A new initiative in the nation’s capital invites members of Congress to “adopt” international prisoners of conscience to advocate for their release and to highlight the importance of human rights and religious liberty.
“We must shine a light on these prisoners of conscience until they are free,” said Dr. Katrina Lantos Swett, who chairs the U.S. Commission on International Religious Freedom.
At a Dec. 6 press conference, she explained that the Defending Freedoms project will encourage legislators to “stand in solidarity” with conscience prisoners, work for reform in their countries and send a message to the world about the importance of fundamental human freedoms.
Lantos Swett is the daughter of former Congressman Thomas P. Lantos, the namesake of the congressional Tom Lantos Human Rights Commission, which is working with the U.S. Commission on International Religious Freedom and Amnesty International USA to spearhead the initiative.
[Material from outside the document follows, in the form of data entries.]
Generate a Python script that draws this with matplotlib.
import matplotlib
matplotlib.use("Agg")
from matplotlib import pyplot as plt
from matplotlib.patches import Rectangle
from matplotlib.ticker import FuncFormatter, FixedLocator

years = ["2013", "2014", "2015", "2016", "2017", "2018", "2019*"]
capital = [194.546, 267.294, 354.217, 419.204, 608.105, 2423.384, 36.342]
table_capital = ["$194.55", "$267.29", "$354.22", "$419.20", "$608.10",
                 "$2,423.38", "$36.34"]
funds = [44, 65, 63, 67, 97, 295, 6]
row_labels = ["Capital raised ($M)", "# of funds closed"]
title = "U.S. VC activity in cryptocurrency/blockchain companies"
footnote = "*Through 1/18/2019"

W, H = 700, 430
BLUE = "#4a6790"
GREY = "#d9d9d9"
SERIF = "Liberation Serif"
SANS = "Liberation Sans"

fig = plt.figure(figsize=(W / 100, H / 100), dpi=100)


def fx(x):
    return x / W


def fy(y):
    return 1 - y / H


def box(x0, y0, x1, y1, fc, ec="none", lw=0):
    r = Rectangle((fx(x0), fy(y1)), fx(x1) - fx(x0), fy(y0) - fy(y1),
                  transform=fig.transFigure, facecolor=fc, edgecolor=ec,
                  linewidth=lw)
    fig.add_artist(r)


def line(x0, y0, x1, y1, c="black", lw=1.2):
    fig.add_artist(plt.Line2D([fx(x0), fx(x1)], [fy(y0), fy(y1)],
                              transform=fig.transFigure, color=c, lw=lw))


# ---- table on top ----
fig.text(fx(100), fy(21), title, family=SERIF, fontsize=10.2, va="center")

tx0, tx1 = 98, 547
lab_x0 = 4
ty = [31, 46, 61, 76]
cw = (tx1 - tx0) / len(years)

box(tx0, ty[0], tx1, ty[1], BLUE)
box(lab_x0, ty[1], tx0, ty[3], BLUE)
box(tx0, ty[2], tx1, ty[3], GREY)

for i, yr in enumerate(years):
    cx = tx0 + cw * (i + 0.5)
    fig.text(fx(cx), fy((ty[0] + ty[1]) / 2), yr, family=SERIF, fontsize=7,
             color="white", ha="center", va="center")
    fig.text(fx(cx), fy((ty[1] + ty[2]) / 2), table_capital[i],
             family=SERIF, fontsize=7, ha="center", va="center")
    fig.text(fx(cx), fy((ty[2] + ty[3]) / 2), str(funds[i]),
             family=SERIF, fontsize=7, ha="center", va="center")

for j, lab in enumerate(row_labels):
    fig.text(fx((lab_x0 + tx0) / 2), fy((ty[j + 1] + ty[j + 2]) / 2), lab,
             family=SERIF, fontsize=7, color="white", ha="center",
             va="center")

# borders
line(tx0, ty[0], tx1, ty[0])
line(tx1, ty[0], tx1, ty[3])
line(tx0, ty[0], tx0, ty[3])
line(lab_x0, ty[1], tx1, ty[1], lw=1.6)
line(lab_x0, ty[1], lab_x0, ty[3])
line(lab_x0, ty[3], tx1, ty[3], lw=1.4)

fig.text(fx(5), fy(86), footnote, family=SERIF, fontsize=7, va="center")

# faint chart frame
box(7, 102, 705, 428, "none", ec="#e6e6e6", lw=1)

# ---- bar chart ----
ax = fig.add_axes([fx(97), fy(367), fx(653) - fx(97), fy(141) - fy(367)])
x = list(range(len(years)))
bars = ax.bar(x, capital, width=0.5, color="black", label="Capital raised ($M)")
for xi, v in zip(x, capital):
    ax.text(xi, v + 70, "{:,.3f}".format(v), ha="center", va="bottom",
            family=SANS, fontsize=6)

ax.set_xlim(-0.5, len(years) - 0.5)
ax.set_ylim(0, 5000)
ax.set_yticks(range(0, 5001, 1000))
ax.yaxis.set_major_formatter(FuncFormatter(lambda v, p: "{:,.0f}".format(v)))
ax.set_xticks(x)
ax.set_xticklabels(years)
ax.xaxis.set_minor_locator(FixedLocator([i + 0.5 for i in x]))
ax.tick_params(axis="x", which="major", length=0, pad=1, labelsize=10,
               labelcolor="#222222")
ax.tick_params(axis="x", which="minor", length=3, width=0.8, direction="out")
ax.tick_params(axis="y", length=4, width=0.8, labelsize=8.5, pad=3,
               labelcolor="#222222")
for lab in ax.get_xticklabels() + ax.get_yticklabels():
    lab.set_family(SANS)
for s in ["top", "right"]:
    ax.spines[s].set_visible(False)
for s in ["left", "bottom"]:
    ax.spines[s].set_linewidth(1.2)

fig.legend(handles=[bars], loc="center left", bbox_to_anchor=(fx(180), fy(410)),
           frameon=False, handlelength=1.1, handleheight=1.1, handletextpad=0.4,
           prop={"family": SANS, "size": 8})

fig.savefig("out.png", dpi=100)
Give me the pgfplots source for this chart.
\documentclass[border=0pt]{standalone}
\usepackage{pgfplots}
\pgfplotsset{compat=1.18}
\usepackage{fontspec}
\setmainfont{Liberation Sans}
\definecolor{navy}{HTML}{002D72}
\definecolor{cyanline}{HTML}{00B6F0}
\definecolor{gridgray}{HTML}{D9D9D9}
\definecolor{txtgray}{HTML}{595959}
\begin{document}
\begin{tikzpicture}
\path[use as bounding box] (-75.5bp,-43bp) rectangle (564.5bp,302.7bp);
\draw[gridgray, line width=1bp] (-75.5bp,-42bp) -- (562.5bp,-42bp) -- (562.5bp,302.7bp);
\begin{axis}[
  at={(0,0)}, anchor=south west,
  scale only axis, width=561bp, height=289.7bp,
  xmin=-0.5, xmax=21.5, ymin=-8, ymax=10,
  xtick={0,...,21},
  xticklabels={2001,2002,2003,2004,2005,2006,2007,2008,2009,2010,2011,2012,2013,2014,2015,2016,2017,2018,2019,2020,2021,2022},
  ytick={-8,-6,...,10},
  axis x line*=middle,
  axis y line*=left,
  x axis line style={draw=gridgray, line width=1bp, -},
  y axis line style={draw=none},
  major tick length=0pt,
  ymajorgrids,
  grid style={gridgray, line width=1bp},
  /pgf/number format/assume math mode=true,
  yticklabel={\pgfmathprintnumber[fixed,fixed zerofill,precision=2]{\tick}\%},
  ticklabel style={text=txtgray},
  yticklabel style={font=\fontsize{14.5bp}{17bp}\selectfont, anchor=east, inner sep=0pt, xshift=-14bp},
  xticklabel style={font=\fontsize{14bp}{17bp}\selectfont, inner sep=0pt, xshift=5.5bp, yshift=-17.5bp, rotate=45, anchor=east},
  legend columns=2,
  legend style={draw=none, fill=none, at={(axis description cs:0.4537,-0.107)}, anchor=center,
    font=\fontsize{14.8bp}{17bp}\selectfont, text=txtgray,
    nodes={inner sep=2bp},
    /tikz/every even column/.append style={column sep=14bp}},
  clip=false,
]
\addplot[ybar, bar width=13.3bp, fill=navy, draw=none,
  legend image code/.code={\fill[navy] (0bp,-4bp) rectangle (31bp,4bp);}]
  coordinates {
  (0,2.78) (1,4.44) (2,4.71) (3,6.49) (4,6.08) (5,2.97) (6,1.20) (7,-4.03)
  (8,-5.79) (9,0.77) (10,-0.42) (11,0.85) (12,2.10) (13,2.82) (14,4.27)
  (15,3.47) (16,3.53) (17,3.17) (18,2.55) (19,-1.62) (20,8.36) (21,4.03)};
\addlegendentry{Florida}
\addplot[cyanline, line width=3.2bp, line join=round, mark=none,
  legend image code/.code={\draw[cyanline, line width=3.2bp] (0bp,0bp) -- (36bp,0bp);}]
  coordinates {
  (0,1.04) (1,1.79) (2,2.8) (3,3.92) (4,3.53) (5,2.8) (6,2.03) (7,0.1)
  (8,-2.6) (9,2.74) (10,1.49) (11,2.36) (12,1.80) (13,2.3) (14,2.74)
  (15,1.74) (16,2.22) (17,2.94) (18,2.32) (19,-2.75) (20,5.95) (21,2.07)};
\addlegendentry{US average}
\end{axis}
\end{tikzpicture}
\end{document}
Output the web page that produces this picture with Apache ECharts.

Annette Lantos, chair of the Lantos Foundation for Human Rights and Justice and widow of Tom Lantos, recalled how she and her late husband experienced persecution as young Jewish teenagers in Hungary during the Holocaust, escaping only through the compassionate aid of others.
This experience left her husband with a desire to speak out for those who are persecuted, work that is today continued through this new program, she said.